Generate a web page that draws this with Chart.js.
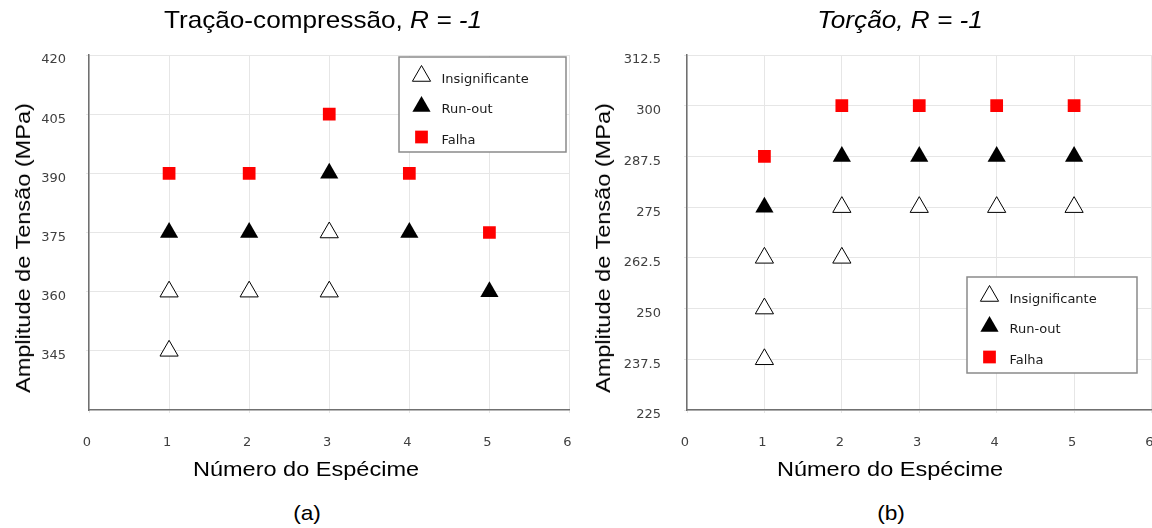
<!DOCTYPE html>
<html lang="pt">
<head>
<meta charset="utf-8">
<title>Amplitude de Tensão por espécime</title>
<script src="https://cdn.jsdelivr.net/npm/chart.js@4.4.1/dist/chart.umd.min.js"></script>
<style>
  body { margin: 0; width: 1152px; height: 528px; background: #fff; position: relative; overflow: hidden;
         font-family: "Liberation Sans", Arial, sans-serif; color: #000; }
  canvas { position: absolute; top: 0; }
  .lbl { position: absolute; white-space: nowrap; }
  .title { top: 6px; font-size: 24px; line-height: 28px; transform: translateX(-50%) scaleX(1.09); }
  .xtitle { top: 457px; font-size: 21px; line-height: 24px; transform: translateX(-50%) scaleX(1.12); }
  .ytitle { top: 248px; font-size: 21px; line-height: 24px; transform: translate(-50%, -50%) rotate(-90deg) scaleX(1.12); }
  .caption { top: 501px; font-size: 21px; line-height: 24px; transform: translateX(-50%) scaleX(1.08); }
</style>
</head>
<body>

<canvas id="chartA" width="581" height="490" style="left:0"></canvas>
<canvas id="chartB" width="587" height="490" style="left:576px"></canvas>

<div class="lbl title" style="left:323px">Tração-compressão, <i>R = -1</i></div>
<div class="lbl title" style="left:900px"><i>Torção, R = -1</i></div>
<div class="lbl ytitle" style="left:23px">Amplitude de Tensão (MPa)</div>
<div class="lbl ytitle" style="left:603px">Amplitude de Tensão (MPa)</div>
<div class="lbl xtitle" style="left:306px">Número do Espécime</div>
<div class="lbl xtitle" style="left:890px">Número do Espécime</div>
<div class="lbl caption" style="left:307px">(a)</div>
<div class="lbl caption" style="left:891px">(b)</div>

<script>
// series names (legend)
const seriesNames = ['Insignificante', 'Run-out', 'Falha'];

// x axis (specimen number)
const xTicks = [0, 1, 2, 3, 4, 5, 6];

// (a) tension-compression
const yTicksA = [345, 360, 375, 390, 405, 420];
const yMinA = 330;
const yMaxA = 420;
const insigA_x = [1, 1, 2, 3, 3];
const insigA_y = [360, 345, 360, 375, 360];
const runoutA_x = [1, 2, 3, 4, 5];
const runoutA_y = [375, 375, 390, 375, 360];
const falhaA_x = [1, 2, 3, 4, 5];
const falhaA_y = [390, 390, 405, 390, 375];

// (b) torsion
const yTicksB = [225, 237.5, 250, 262.5, 275, 287.5, 300, 312.5];
const yMinB = 225;
const yMaxB = 312.5;
const insigB_x = [1, 1, 1, 2, 2, 3, 4, 5];
const insigB_y = [262.5, 250, 237.5, 275, 262.5, 275, 275, 275];
const runoutB_x = [1, 2, 3, 4, 5];
const runoutB_y = [275, 287.5, 287.5, 287.5, 287.5];
const falhaB_x = [1, 2, 3, 4, 5];
const falhaB_y = [287.5, 300, 300, 300, 300];

function toPoints(xs, ys) {
    return xs.map(function(x, i) { return { x: x, y: ys[i] }; });
}

// legend drawn inside the plot, boxed like the original figure
const boxLegend = {
    id: 'boxLegend',
    afterDraw: function(chart, args, opts) {
        const ctx = chart.ctx;
        ctx.save();
        ctx.fillStyle = '#fff';
        ctx.fillRect(opts.x, opts.y, opts.w, opts.h);
        ctx.strokeStyle = '#8a8a8a';
        ctx.lineWidth = 1.5;
        ctx.strokeRect(opts.x, opts.y, opts.w, opts.h);

        chart.data.datasets.forEach(function(ds, i) {
            const base = opts.y + 25.5 + i * 30.5;
            ctx.fillStyle = ds.backgroundColor;
            ctx.strokeStyle = ds.borderColor;
            ctx.lineWidth = ds.borderWidth;
            Chart.helpers.drawPoint(ctx, {
                pointStyle: ds.pointStyle,
                radius: ds.pointRadius,
                rotation: 0,
                borderWidth: ds.borderWidth
            }, opts.x + 22.5, base - 6.5);

            ctx.fillStyle = '#1a1a1a';
            ctx.font = '13px "DejaVu Sans", Verdana, sans-serif';
            ctx.textBaseline = 'alphabetic';
            ctx.textAlign = 'left';
            ctx.fillText(ds.label, opts.x + 42.5, base);
        });
        ctx.restore();
    }
};

function makeChart(id, insX, insY, runX, runY, falX, falY, yMin, yMax, yTicks, yWidth, yPad, legendBox) {
    const tickFont = { family: '"DejaVu Sans", Verdana, sans-serif', size: 13 };
    return new Chart(document.getElementById(id), {
        type: 'scatter',
        data: {
            datasets: [{
                label: seriesNames[0],
                data: toPoints(insX, insY),
                pointStyle: 'triangle',
                pointRadius: 10.5,
                pointHoverRadius: 10.5,
                backgroundColor: '#ffffff',
                borderColor: '#000000',
                borderWidth: 1
            }, {
                label: seriesNames[1],
                data: toPoints(runX, runY),
                pointStyle: 'triangle',
                pointRadius: 10.5,
                pointHoverRadius: 10.5,
                backgroundColor: '#000000',
                borderColor: '#000000',
                borderWidth: 0
            }, {
                label: seriesNames[2],
                data: toPoints(falX, falY),
                pointStyle: 'rect',
                pointRadius: 9,
                pointHoverRadius: 9,
                backgroundColor: '#ff0000',
                borderColor: '#ff0000',
                borderWidth: 0
            }]
        },
        options: {
            responsive: false,
            animation: false,
            layout: { padding: { top: 55, right: 0, bottom: 0, left: 0 } },
            plugins: {
                legend: { display: false },
                tooltip: { enabled: false },
                boxLegend: legendBox
            },
            scales: {
                x: {
                    type: 'linear',
                    min: 0,
                    max: 6,
                    afterBuildTicks: function(scale) {
                        scale.ticks = xTicks.map(function(v) { return { value: v }; });
                    },
                    afterFit: function(scale) {
                        scale.height = 80;
                        scale.paddingLeft = 0;
                        scale.paddingRight = 0;
                    },
                    grid: { color: '#e6e6e6', lineWidth: 1, tickLength: 3 },
                    border: { color: '#707070', width: 1.5 },
                    ticks: {
                        font: tickFont,
                        color: '#404040',
                        padding: 22,
                        labelOffset: -2,
                        maxRotation: 0,
                        autoSkip: false
                    }
                },
                y: {
                    type: 'linear',
                    min: yMin,
                    max: yMax,
                    afterBuildTicks: function(scale) {
                        scale.ticks = yTicks.map(function(v) { return { value: v }; });
                    },
                    afterFit: function(scale) {
                        scale.width = yWidth;
                    },
                    grid: { color: '#e6e6e6', lineWidth: 1, tickLength: 3 },
                    border: { color: '#707070', width: 1.5 },
                    ticks: {
                        font: tickFont,
                        color: '#404040',
                        padding: yPad,
                        labelOffset: 5,
                        autoSkip: false,
                        callback: function(v) { return String(v); }
                    }
                }
            }
        },
        plugins: [boxLegend]
    });
}

document.addEventListener('DOMContentLoaded', function() {
    makeChart('chartA', insigA_x, insigA_y, runoutA_x, runoutA_y, falhaA_x, falhaA_y,
        yMinA, yMaxA, yTicksA, 89, 20, { x: 399, y: 57, w: 167, h: 95 });
    makeChart('chartB', insigB_x, insigB_y, runoutB_x, runoutB_y, falhaB_x, falhaB_y,
        yMinB, yMaxB, yTicksB, 111, 23, { x: 391, y: 277, w: 170, h: 96 });
});
</script>
</body>
</html>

* * * * *

» What is asked
Write out the listing word for word, omitting the pictures it holds.

» Written response
Generate a web page that draws this with Chart.js.
<!DOCTYPE html>
<html lang="pt">
<head>
<meta charset="utf-8">
<title>Amplitude de Tensão por espécime</title>
<script src="https://cdn.jsdelivr.net/npm/chart.js@4.4.1/dist/chart.umd.min.js"></script>
<style>
  body { margin: 0; width: 1152px; height: 528px; background: #fff; position: relative; overflow: hidden;
         font-family: "Liberation Sans", Arial, sans-serif; color: #000; }
  canvas { position: absolute; top: 0; }
  .lbl { position: absolute; white-space: nowrap; }
  .title { top: 6px; font-size: 24px; line-height: 28px; transform: translateX(-50%) scaleX(1.09); }
  .xtitle { top: 457px; font-size: 21px; line-height: 24px; transform: translateX(-50%) scaleX(1.12); }
  .ytitle { top: 248px; font-size: 21px; line-height: 24px; transform: translate(-50%, -50%) rotate(-90deg) scaleX(1.12); }
  .caption { top: 501px; font-size: 21px; line-height: 24px; transform: translateX(-50%) scaleX(1.08); }
</style>
</head>
<body>

<canvas id="chartA" width="581" height="490" style="left:0"></canvas>
<canvas id="chartB" width="587" height="490" style="left:576px"></canvas>

<div class="lbl title" style="left:323px">Tração-compressão, <i>R = -1</i></div>
<div class="lbl title" style="left:900px"><i>Torção, R = -1</i></div>
<div class="lbl ytitle" style="left:23px">Amplitude de Tensão (MPa)</div>
<div class="lbl ytitle" style="left:603px">Amplitude de Tensão (MPa)</div>
<div class="lbl xtitle" style="left:306px">Número do Espécime</div>
<div class="lbl xtitle" style="left:890px">Número do Espécime</div>
<div class="lbl caption" style="left:307px">(a)</div>
<div class="lbl caption" style="left:891px">(b)</div>

<script>
// series names (legend)
const seriesNames = ['Insignificante', 'Run-out', 'Falha'];

// x axis (specimen number)
const xTicks = [0, 1, 2, 3, 4, 5, 6];

// (a) tension-compression
const yTicksA = [345, 360, 375, 390, 405, 420];
const yMinA = 330;
const yMaxA = 420;
const insigA_x = [1, 1, 2, 3, 3];
const insigA_y = [360, 345, 360, 375, 360];
const runoutA_x = [1, 2, 3, 4, 5];
const runoutA_y = [375, 375, 390, 375, 360];
const falhaA_x = [1, 2, 3, 4, 5];
const falhaA_y = [390, 390, 405, 390, 375];

// (b) torsion
const yTicksB = [225, 237.5, 250, 262.5, 275, 287.5, 300, 312.5];
const yMinB = 225;
const yMaxB = 312.5;
const insigB_x = [1, 1, 1, 2, 2, 3, 4, 5];
const insigB_y = [262.5, 250, 237.5, 275, 262.5, 275, 275, 275];
const runoutB_x = [1, 2, 3, 4, 5];
const runoutB_y = [275, 287.5, 287.5, 287.5, 287.5];
const falhaB_x = [1, 2, 3, 4, 5];
const falhaB_y = [287.5, 300, 300, 300, 300];

function toPoints(xs, ys) {
    return xs.map(function(x, i) { return { x: x, y: ys[i] }; });
}

// legend drawn inside the plot, boxed like the original figure
const boxLegend = {
    id: 'boxLegend',
    afterDraw: function(chart, args, opts) {
        const ctx = chart.ctx;
        ctx.save();
        ctx.fillStyle = '#fff';
        ctx.fillRect(opts.x, opts.y, opts.w, opts.h);
        ctx.strokeStyle = '#8a8a8a';
        ctx.lineWidth = 1.5;
        ctx.strokeRect(opts.x, opts.y, opts.w, opts.h);

        chart.data.datasets.forEach(function(ds, i) {
            const base = opts.y + 25.5 + i * 30.5;
            ctx.fillStyle = ds.backgroundColor;
            ctx.strokeStyle = ds.borderColor;
            ctx.lineWidth = ds.borderWidth;
            Chart.helpers.drawPoint(ctx, {
                pointStyle: ds.pointStyle,
                radius: ds.pointRadius,
                rotation: 0,
                borderWidth: ds.borderWidth
            }, opts.x + 22.5, base - 6.5);

            ctx.fillStyle = '#1a1a1a';
            ctx.font = '13px "DejaVu Sans", Verdana, sans-serif';
            ctx.textBaseline = 'alphabetic';
            ctx.textAlign = 'left';
            ctx.fillText(ds.label, opts.x + 42.5, base);
        });
        ctx.restore();
    }
};

function makeChart(id, insX, insY, runX, runY, falX, falY, yMin, yMax, yTicks, yWidth, yPad, legendBox) {
    const tickFont = { family: '"DejaVu Sans", Verdana, sans-serif', size: 13 };
    return new Chart(document.getElementById(id), {
        type: 'scatter',
        data: {
            datasets: [{
                label: seriesNames[0],
                data: toPoints(insX, insY),
                pointStyle: 'triangle',
                pointRadius: 10.5,
                pointHoverRadius: 10.5,
                backgroundColor: '#ffffff',
                borderColor: '#000000',
                borderWidth: 1
            }, {
                label: seriesNames[1],
                data: toPoints(runX, runY),
                pointStyle: 'triangle',
                pointRadius: 10.5,
                pointHoverRadius: 10.5,
                backgroundColor: '#000000',
                borderColor: '#000000',
                borderWidth: 0
            }, {
                label: seriesNames[2],
                data: toPoints(falX, falY),
                pointStyle: 'rect',
                pointRadius: 9,
                pointHoverRadius: 9,
                backgroundColor: '#ff0000',
                borderColor: '#ff0000',
                borderWidth: 0
            }]
        },
        options: {
            responsive: false,
            animation: false,
            layout: { padding: { top: 55, right: 0, bottom: 0, left: 0 } },
            plugins: {
                legend: { display: false },
                tooltip: { enabled: false },
                boxLegend: legendBox
            },
            scales: {
                x: {
                    type: 'linear',
                    min: 0,
                    max: 6,
                    afterBuildTicks: function(scale) {
                        scale.ticks = xTicks.map(function(v) { return { value: v }; });
                    },
                    afterFit: function(scale) {
                        scale.height = 80;
                        scale.paddingLeft = 0;
                        scale.paddingRight = 0;
                    },
                    grid: { color: '#e6e6e6', lineWidth: 1, tickLength: 3 },
                    border: { color: '#707070', width: 1.5 },
                    ticks: {
                        font: tickFont,
                        color: '#404040',
                        padding: 22,
                        labelOffset: -2,
                        maxRotation: 0,
                        autoSkip: false
                    }
                },
                y: {
                    type: 'linear',
                    min: yMin,
                    max: yMax,
                    afterBuildTicks: function(scale) {
                        scale.ticks = yTicks.map(function(v) { return { value: v }; });
                    },
                    afterFit: function(scale) {
                        scale.width = yWidth;
                    },
                    grid: { color: '#e6e6e6', lineWidth: 1, tickLength: 3 },
                    border: { color: '#707070', width: 1.5 },
                    ticks: {
                        font: tickFont,
                        color: '#404040',
                        padding: yPad,
                        labelOffset: 5,
                        autoSkip: false,
                        callback: function(v) { return String(v); }
                    }
                }
            }
        },
        plugins: [boxLegend]
    });
}

document.addEventListener('DOMContentLoaded', function() {
    makeChart('chartA', insigA_x, insigA_y, runoutA_x, runoutA_y, falhaA_x, falhaA_y,
        yMinA, yMaxA, yTicksA, 89, 20, { x: 399, y: 57, w: 167, h: 95 });
    makeChart('chartB', insigB_x, insigB_y, runoutB_x, runoutB_y, falhaB_x, falhaB_y,
        yMinB, yMaxB, yTicksB, 111, 23, { x: 391, y: 277, w: 170, h: 96 });
});
</script>
</body>
</html>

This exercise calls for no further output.